There is also a stewardship lesson. The reversed King has often forgotten that material abundance is something to be cared for in trust rather than possessed outright. Money, property, influence — none of it is truly yours; you are its temporary custodian. Use it well. Pass it on consciously. Build something with it that benefits more than your own family. The fastest cure for the reversed King's materialism is conscious, generous, large-souled stewardship.
Frequently Asked Questions
It describes control exercised through money, status or lifestyle. One partner sets the terms because they pay for them, and the other accommodates. The dynamic looks enviable from outside and feels suffocating from within. The remedy is dignified. Restore mutual decision-making regardless of who earns what. Money is the resource; the relationship is the institution. For singles, the card warns against partners who lead with status — the car, the title, the dinner — rather than with character or curiosity. Stability is attractive; control dressed as stability is not.
It is a values warning more than a fate prediction. The card flags the shadow side of material mastery — control, greed, stubbornness, ethical drift, confusion of wealth with worth. None of this is irreversible. The reversed King responds well to course correction, fresh counsel and a deliberate return to stewardship over extraction. Caught early, it produces a wiser, more generous version of the same prosperity. Ignored, it tends to produce slow institutional or relational damage that is much harder to repair later.
It warns against the confident financial decisions that no longer serve. Over-leverage. Stubborn defence of strategies that have stopped working. Ignoring advisors because past success makes you certain. It can also describe greed in its quieter form — protecting margins by degrading quality, people or principles. The remedy is humility and fresh counsel. Even kings benefit from advisors.
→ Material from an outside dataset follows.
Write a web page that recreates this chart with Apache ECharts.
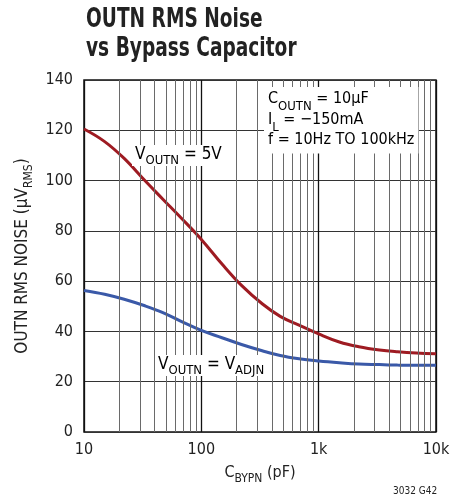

Run the actual numbers, listen to people whose judgement you respect, and return to stewardship rather than extraction. Sustainable wealth requires ongoing review.
Identify where mastery has tipped into control, or where past success has become present stubbornness. The card almost always points to a powerful figure or pattern that has stopped listening — possibly the querent themselves. The advice is to restore counsel and stewardship. Seek fresh advisors. Make decisions collaboratively. Practise generosity that costs something real. Pair with surrounding cards for the arena. The reversed King rewards humility, careful course correction and a return to caring for the resources and people in your charge.